Data section -
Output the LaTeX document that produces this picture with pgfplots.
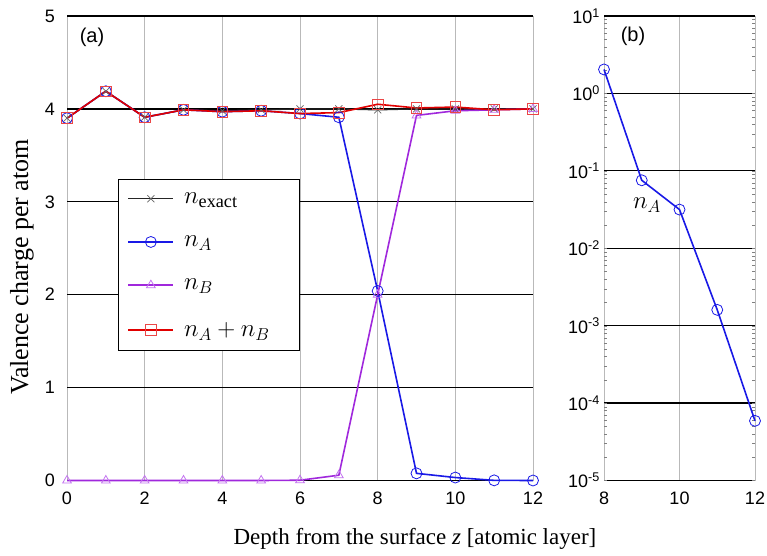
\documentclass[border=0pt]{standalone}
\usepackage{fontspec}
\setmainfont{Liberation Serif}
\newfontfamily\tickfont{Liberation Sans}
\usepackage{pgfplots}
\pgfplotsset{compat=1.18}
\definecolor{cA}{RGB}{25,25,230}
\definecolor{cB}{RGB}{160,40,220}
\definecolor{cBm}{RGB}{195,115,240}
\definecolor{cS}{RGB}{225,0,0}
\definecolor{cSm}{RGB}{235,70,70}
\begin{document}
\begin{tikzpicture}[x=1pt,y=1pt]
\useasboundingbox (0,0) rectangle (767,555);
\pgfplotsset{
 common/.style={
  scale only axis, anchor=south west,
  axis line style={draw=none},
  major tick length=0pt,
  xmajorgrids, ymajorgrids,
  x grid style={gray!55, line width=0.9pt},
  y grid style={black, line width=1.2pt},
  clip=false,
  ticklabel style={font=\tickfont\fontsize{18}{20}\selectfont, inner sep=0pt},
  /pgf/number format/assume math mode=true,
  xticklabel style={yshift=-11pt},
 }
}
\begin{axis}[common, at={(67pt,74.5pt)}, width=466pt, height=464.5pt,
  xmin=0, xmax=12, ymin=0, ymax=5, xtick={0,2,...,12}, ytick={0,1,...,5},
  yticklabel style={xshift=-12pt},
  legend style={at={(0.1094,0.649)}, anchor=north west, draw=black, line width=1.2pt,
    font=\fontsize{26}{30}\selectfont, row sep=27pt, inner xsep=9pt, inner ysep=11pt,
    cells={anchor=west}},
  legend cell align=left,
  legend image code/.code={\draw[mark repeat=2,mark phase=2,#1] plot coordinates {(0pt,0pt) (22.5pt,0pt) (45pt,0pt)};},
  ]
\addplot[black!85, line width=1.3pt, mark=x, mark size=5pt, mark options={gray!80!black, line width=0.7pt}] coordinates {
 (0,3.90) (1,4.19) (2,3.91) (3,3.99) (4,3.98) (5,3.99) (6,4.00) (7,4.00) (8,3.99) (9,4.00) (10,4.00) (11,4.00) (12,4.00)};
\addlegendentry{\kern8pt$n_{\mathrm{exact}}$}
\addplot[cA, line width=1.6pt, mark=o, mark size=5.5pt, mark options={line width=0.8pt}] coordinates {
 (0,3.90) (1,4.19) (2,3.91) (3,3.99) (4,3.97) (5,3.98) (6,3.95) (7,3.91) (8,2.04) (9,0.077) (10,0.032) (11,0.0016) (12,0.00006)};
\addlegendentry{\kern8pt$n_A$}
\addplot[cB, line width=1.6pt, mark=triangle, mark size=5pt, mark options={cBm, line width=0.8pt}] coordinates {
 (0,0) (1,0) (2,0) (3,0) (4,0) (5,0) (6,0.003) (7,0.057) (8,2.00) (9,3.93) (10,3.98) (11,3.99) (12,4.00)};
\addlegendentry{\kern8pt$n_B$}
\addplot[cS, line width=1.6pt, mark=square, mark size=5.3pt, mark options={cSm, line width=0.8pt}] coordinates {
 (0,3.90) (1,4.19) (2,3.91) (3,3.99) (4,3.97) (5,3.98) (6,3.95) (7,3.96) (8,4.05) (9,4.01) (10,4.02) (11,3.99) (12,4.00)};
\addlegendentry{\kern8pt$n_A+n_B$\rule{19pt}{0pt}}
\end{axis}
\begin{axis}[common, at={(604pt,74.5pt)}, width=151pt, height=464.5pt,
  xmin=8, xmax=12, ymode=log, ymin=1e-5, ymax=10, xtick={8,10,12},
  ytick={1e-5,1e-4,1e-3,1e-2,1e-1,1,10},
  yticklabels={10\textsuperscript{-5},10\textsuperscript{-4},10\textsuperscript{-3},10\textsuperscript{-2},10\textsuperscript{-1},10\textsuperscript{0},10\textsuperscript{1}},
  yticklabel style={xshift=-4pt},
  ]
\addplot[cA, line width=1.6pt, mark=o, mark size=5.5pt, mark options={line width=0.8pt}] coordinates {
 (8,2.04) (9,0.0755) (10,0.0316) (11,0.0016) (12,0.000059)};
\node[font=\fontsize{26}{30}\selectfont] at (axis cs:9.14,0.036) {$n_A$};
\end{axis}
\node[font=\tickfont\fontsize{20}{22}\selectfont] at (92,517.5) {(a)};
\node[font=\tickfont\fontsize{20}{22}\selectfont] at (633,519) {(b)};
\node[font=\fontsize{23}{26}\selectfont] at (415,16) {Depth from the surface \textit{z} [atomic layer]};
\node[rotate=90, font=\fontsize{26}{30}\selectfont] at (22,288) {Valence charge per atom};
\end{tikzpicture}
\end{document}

Given instruction - Transcribe the material as is, with images omitted.

The output -
Output the LaTeX document that produces this picture with pgfplots.
\documentclass[border=0pt]{standalone}
\usepackage{fontspec}
\setmainfont{Liberation Serif}
\newfontfamily\tickfont{Liberation Sans}
\usepackage{pgfplots}
\pgfplotsset{compat=1.18}
\definecolor{cA}{RGB}{25,25,230}
\definecolor{cB}{RGB}{160,40,220}
\definecolor{cBm}{RGB}{195,115,240}
\definecolor{cS}{RGB}{225,0,0}
\definecolor{cSm}{RGB}{235,70,70}
\begin{document}
\begin{tikzpicture}[x=1pt,y=1pt]
\useasboundingbox (0,0) rectangle (767,555);
\pgfplotsset{
 common/.style={
  scale only axis, anchor=south west,
  axis line style={draw=none},
  major tick length=0pt,
  xmajorgrids, ymajorgrids,
  x grid style={gray!55, line width=0.9pt},
  y grid style={black, line width=1.2pt},
  clip=false,
  ticklabel style={font=\tickfont\fontsize{18}{20}\selectfont, inner sep=0pt},
  /pgf/number format/assume math mode=true,
  xticklabel style={yshift=-11pt},
 }
}
\begin{axis}[common, at={(67pt,74.5pt)}, width=466pt, height=464.5pt,
  xmin=0, xmax=12, ymin=0, ymax=5, xtick={0,2,...,12}, ytick={0,1,...,5},
  yticklabel style={xshift=-12pt},
  legend style={at={(0.1094,0.649)}, anchor=north west, draw=black, line width=1.2pt,
    font=\fontsize{26}{30}\selectfont, row sep=27pt, inner xsep=9pt, inner ysep=11pt,
    cells={anchor=west}},
  legend cell align=left,
  legend image code/.code={\draw[mark repeat=2,mark phase=2,#1] plot coordinates {(0pt,0pt) (22.5pt,0pt) (45pt,0pt)};},
  ]
\addplot[black!85, line width=1.3pt, mark=x, mark size=5pt, mark options={gray!80!black, line width=0.7pt}] coordinates {
 (0,3.90) (1,4.19) (2,3.91) (3,3.99) (4,3.98) (5,3.99) (6,4.00) (7,4.00) (8,3.99) (9,4.00) (10,4.00) (11,4.00) (12,4.00)};
\addlegendentry{\kern8pt$n_{\mathrm{exact}}$}
\addplot[cA, line width=1.6pt, mark=o, mark size=5.5pt, mark options={line width=0.8pt}] coordinates {
 (0,3.90) (1,4.19) (2,3.91) (3,3.99) (4,3.97) (5,3.98) (6,3.95) (7,3.91) (8,2.04) (9,0.077) (10,0.032) (11,0.0016) (12,0.00006)};
\addlegendentry{\kern8pt$n_A$}
\addplot[cB, line width=1.6pt, mark=triangle, mark size=5pt, mark options={cBm, line width=0.8pt}] coordinates {
 (0,0) (1,0) (2,0) (3,0) (4,0) (5,0) (6,0.003) (7,0.057) (8,2.00) (9,3.93) (10,3.98) (11,3.99) (12,4.00)};
\addlegendentry{\kern8pt$n_B$}
\addplot[cS, line width=1.6pt, mark=square, mark size=5.3pt, mark options={cSm, line width=0.8pt}] coordinates {
 (0,3.90) (1,4.19) (2,3.91) (3,3.99) (4,3.97) (5,3.98) (6,3.95) (7,3.96) (8,4.05) (9,4.01) (10,4.02) (11,3.99) (12,4.00)};
\addlegendentry{\kern8pt$n_A+n_B$\rule{19pt}{0pt}}
\end{axis}
\begin{axis}[common, at={(604pt,74.5pt)}, width=151pt, height=464.5pt,
  xmin=8, xmax=12, ymode=log, ymin=1e-5, ymax=10, xtick={8,10,12},
  ytick={1e-5,1e-4,1e-3,1e-2,1e-1,1,10},
  yticklabels={10\textsuperscript{-5},10\textsuperscript{-4},10\textsuperscript{-3},10\textsuperscript{-2},10\textsuperscript{-1},10\textsuperscript{0},10\textsuperscript{1}},
  yticklabel style={xshift=-4pt},
  ]
\addplot[cA, line width=1.6pt, mark=o, mark size=5.5pt, mark options={line width=0.8pt}] coordinates {
 (8,2.04) (9,0.0755) (10,0.0316) (11,0.0016) (12,0.000059)};
\node[font=\fontsize{26}{30}\selectfont] at (axis cs:9.14,0.036) {$n_A$};
\end{axis}
\node[font=\tickfont\fontsize{20}{22}\selectfont] at (92,517.5) {(a)};
\node[font=\tickfont\fontsize{20}{22}\selectfont] at (633,519) {(b)};
\node[font=\fontsize{23}{26}\selectfont] at (415,16) {Depth from the surface \textit{z} [atomic layer]};
\node[rotate=90, font=\fontsize{26}{30}\selectfont] at (22,288) {Valence charge per atom};
\end{tikzpicture}
\end{document}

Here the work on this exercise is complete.